Despite considerable talk about paid protesters at the North Dakota standoff and at demonstrations in Washington, D.C., and elsewhere, no one has ever actually been identified as such.
Some protesters, though, have received assistance through such things as crowdsourcing, nonprofit organizations and American Indian tribes. Some observers say measures like Biggs’ and McBride’s, while ostensibly aimed at lawbreakers, are really intended to intimidate potential protesters.
“Few, if any, organizations will be willing to organize an entirely legal protest demonstration at an industrial site that causes, or could cause, serious environmental harm if they face the possibility of being fined and economically ruined should one person attending the demonstration then decide on their own to do something illegal,” said Douglas Parr, an Oklahoma City attorney who has defended environmental protesters.
Parr said existing laws already provide criminal and civil penalties for malicious destruction of property and conspiracy.
Rep.

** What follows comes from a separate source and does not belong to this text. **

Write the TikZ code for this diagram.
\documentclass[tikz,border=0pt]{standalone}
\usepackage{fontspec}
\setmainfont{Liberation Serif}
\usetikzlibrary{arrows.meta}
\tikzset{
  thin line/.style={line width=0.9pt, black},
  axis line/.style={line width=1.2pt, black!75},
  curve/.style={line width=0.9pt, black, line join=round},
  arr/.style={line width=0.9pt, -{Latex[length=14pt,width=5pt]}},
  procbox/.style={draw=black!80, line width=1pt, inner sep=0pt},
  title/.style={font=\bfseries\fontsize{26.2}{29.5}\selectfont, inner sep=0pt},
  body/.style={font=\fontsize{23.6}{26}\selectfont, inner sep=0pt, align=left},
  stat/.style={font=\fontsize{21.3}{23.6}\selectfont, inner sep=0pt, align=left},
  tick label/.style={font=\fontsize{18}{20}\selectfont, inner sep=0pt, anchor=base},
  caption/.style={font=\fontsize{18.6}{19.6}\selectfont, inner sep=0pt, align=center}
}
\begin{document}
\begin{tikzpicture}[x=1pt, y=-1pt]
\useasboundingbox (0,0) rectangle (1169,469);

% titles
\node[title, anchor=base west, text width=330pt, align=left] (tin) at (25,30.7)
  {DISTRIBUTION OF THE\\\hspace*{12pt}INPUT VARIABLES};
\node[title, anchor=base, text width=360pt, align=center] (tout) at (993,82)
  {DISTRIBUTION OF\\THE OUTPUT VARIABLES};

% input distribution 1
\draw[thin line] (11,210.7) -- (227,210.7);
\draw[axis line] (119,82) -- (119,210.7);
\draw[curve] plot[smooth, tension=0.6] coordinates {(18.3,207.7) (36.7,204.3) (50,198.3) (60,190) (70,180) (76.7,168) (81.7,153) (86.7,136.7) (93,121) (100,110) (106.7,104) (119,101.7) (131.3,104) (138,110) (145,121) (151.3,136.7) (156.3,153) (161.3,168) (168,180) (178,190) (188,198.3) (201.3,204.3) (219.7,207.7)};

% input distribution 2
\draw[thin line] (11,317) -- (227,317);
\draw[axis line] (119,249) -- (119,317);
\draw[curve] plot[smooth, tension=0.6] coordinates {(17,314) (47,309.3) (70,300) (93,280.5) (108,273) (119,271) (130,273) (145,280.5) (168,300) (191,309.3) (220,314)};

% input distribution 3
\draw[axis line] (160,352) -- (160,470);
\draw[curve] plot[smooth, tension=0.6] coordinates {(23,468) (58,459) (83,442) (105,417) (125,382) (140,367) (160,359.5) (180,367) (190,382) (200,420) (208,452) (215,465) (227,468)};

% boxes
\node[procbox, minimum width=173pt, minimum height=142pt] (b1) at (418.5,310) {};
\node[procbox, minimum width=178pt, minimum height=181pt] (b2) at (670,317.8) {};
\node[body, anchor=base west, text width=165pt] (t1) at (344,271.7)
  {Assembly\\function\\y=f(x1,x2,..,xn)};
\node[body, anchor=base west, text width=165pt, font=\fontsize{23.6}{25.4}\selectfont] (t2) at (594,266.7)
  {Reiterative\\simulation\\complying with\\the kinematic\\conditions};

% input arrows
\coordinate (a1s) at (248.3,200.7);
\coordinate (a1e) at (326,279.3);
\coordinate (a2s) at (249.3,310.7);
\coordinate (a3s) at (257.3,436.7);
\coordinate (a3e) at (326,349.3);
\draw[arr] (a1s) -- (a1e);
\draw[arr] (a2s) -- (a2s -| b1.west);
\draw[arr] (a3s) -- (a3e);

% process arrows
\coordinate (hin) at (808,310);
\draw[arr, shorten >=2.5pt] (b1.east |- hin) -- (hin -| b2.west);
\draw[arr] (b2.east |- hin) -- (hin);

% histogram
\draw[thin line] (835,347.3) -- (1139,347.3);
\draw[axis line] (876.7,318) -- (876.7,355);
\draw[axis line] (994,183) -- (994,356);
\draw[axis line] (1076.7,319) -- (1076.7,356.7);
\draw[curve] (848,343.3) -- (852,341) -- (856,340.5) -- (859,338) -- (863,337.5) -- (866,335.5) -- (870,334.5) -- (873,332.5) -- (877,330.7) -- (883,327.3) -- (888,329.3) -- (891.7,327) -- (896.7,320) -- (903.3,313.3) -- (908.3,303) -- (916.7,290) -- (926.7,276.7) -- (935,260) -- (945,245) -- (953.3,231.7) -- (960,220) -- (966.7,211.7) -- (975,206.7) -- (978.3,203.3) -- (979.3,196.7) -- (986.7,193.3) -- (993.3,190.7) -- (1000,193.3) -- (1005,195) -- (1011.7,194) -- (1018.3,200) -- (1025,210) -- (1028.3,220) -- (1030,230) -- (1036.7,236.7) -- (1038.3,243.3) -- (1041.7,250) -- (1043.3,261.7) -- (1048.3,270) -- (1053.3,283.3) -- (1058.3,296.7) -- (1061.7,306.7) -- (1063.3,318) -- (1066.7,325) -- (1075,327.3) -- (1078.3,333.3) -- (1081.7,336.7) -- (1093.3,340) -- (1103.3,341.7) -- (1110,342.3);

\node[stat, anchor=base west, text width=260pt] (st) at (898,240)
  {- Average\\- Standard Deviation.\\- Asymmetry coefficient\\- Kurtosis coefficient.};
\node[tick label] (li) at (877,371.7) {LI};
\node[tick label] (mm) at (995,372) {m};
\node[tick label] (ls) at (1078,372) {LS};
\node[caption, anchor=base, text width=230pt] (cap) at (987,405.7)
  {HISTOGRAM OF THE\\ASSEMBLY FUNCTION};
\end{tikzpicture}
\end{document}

Collin Walke, D-Oklahoma City, asked whether a group or individual providing meals or lodging to someone arrested for but not convicted of trespass could be forced to pay damages, even though the person arrested turned out to be innocent of the underlying charge.
“Possibly,” McBride replied.
“So this bill could punish people for completely lawful activity?” Walke asked.
“No,” McBride replied.
The Oklahoma Oil and Gas Association tweeted congratulations to McBride on the bill’s passage minutes after it cleared the House by a vote of 68-23, with eight members not voting. The bill now goes to the Senate.
Later Thursday morning, the House Energy and Natural Resources Committee advanced several measures intended to update the state’s oil and gas laws and possibly revamp the Oklahoma Corporation Commission, which oversees the industry.
Of particular interest are laws related to mineral rights and the “long laterals” now possible with horizontal drilling.
“We want Oklahoma to continue to be a major oil and gas producer, and if we’re going to do that we have to adjust our oil and gas law,” said Chairman Weldon Watson, R-Tulsa.
Watson said the issues involved are so complex that the Legislature is depending on the industry itself to sort most of them out.
“There are a lot of nuances,” Watson said. “My concern is we’ve got to do something today to adapt to new technology. I think everybody understands that. There are a lot of players involved.”